- IATA: none; ICAO: KUSW; FAA LID: USW;

Summary
- Airport type: Public use
- Owner: Boggs Aviation, LLC
- Serves: Spencer, West Virginia
- Elevation AMSL: 928 ft (283 m)
- Coordinates: 38°49′26″N 081°20′56″W﻿ / ﻿38.82389°N 81.34889°W

Map
- USW Location of airport in West VirginiaUSWUSW (the United States)

Runways
| Direction | Length |  | Surface |
| ft | m |
| 10/28 | 4,549 | 1,387 | Asphalt |

Statistics (2022)
- Aircraft operations (year ending 7/7/2022): 3,100
- Based aircraft: 15
- Source: Federal Aviation Administration

= Boggs Field =

Boggs Field is a privately owned, public use airport located one nautical mile (2 km) north of the central business district of Spencer, in Roane County, West Virginia, United States.

Although most U.S. airports use the same three-letter location identifier for the FAA and IATA, this airport is assigned USW by the FAA but has no designation from the IATA.

== Facilities and aircraft ==
Boggs Field covers an area of 177 acres (72 ha) at an elevation of 928 feet (283 m) above mean sea level.
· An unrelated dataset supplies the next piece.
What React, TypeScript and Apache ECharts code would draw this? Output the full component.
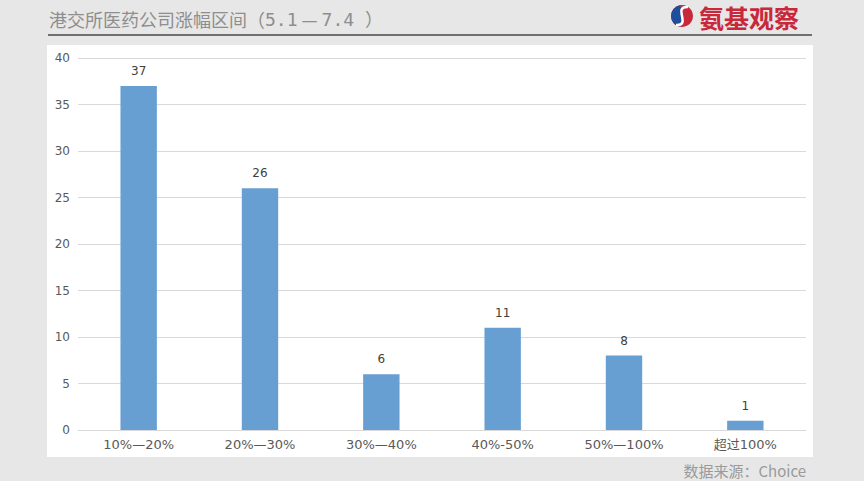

It has one runway designated 10/28 with an asphalt surface measuring 4,549 by 75 feet (1,387 x 23 m).

For the 12-month period ending July 7, 2022, the airport had 3,100 aircraft operations, an average of 59 per week: 97% general aviation and 3% military. At that time there were 15 aircraft based at this airport: 10 single-engine, 2 multi-engine, 1 jet, and 2 helicopter.